Inner Join
This lesson demonstrates how to perform an inner join.
We'll cover the following
Inner Join#
In the previous lesson, we saw how to join a table with itself. In this lesson we’ll join two different tables. We’ll introduce another table called DigitalAssets that’ll contain the online public properties such as Twitter, Facebook, and Pinterest belonging to a celebrity. The table structure is shown below:
Column Name | Column Type |
---|---|
URL | VARCHAR(200) |
AssetType | Enum(‘Facebook’,‘Twitter’,‘Instagram’,‘Pinterest’,‘Website’) |
LastUpdatedOn | TIMESTAMP |
ActorId | INT |
Note that the primary key of the table is the URL column as every URL is guaranteed to be unique. The DigitalAssets table is linked with the Actors table with the common column of ID for the actor as shown below. However, note that the column names in the two tables are different.
Syntax#
SELECT *
FROM table1
INNER JOIN table2
ON <join condition>;
Connect to the terminal below by clicking in the widget. Once connected, the command line prompt will show up. Enter or copy and paste the command ./DataJek/Lessons/26lesson.sh and wait for the MySQL prompt to start-up.
-
Using the INNER JOIN, we are now able to answer queries such as listing the Facebook pages for each celebrity. Note that each table in isolation can’t answer this query as the Actors table doesn’t hold the digital assets information for each actor and the DigitalAssets table doesn’t hold the names for each actor.
SELECT FirstName, SecondName, AssetType, URL
FROM Actors
INNER JOIN DigitalAssets
ON Actors.Id = DigitalAssets.ActorID;
-
If the two tables had the same column name for the actor’s ID then we could have used the alternative syntax with USING clause to make the query slightly less verbose as shown below:
SELECT FirstName, SecondName, AssetType, URL
FROM Actors
INNER JOIN DigitalAssets
USING(Id);Note that the columns listed in the SELECT clause are unique across the two tables. However, if the two tables had columns with the same names then we would need to disambiguate the two by fully qualifying the column with the table name.
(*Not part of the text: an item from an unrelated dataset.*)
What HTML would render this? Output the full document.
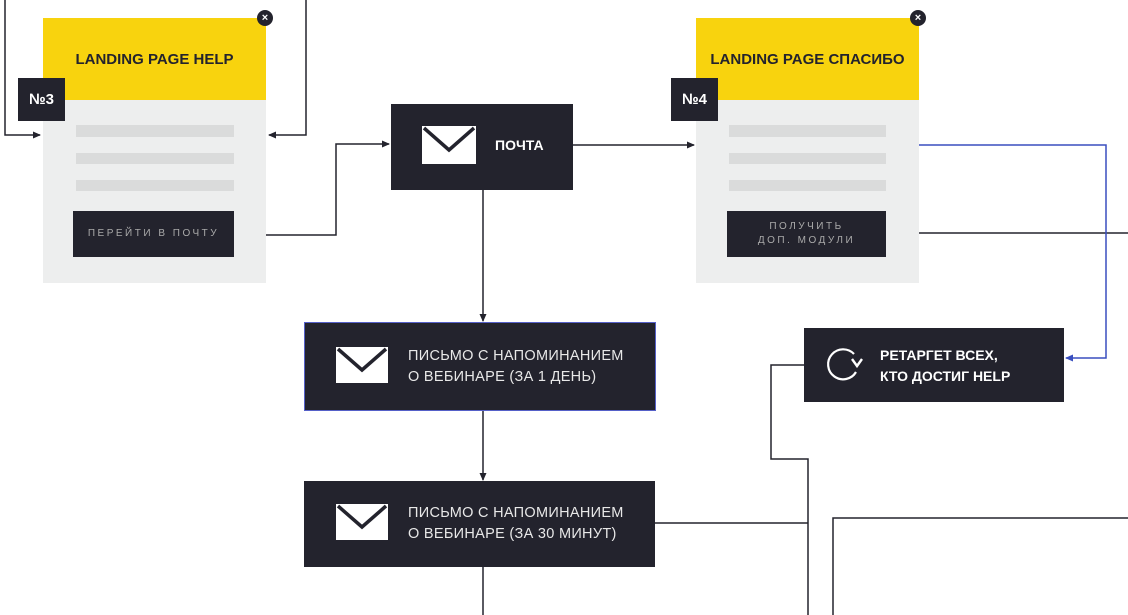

Also notice that celebrities with no digital assets, or assets with no corresponding celebrity entries, in the Actors table aren’t captured with the results of the query. The server picks rows from both tables that have the same value for the two columns. Or you can think of it as an intersection of the two tables based on the IDs of the celebrities.
-
It’s not necessary to use the INNER JOIN clause to get an inner join between two tables. We can also use the WHERE clause to achieve the same effect as shown below:
SELECT FirstName, SecondName, AssetType, URL
FROM Actors, DigitalAssets
WHERE ActorId=Id;
There’s no difference in using the WHERE clause or the INNER JOIN clause in query performance, rather it is just a matter of taste.
-
We can also create a cartesian product between the two tables as we did in the self join section. We can use either the where or the inner join syntax. Both are shown below:
SELECT FirstName, SecondName, AssetType, URL
FROM Actors, DigitalAssets;Or,
SELECT FirstName, SecondName, AssetType, URL
FROM Actors
INNER JOIN DigitalAssets;
-
We can join any two columns from two tables that have the same type, or which can be converted to one another albeit with data loss. For instance, the following two queries are nonsensical, but the tables can still be joined on the columns that appear in the queries.
-- Makes no sense to join tables on FirstName and URL columns as they aren't related.
SELECT *
FROM Actors
INNER JOIN DigitalAssets ON URL = FirstName;
Or
-- Again no sense in combining net worth and actor id. Additionally, one is an int and the other a decimal but still comparable.
SELECT *
FROM Actors
INNER JOIN DigitalAssets
ON NetWorthInMillions = ActorId;
Both the queries result in empty sets.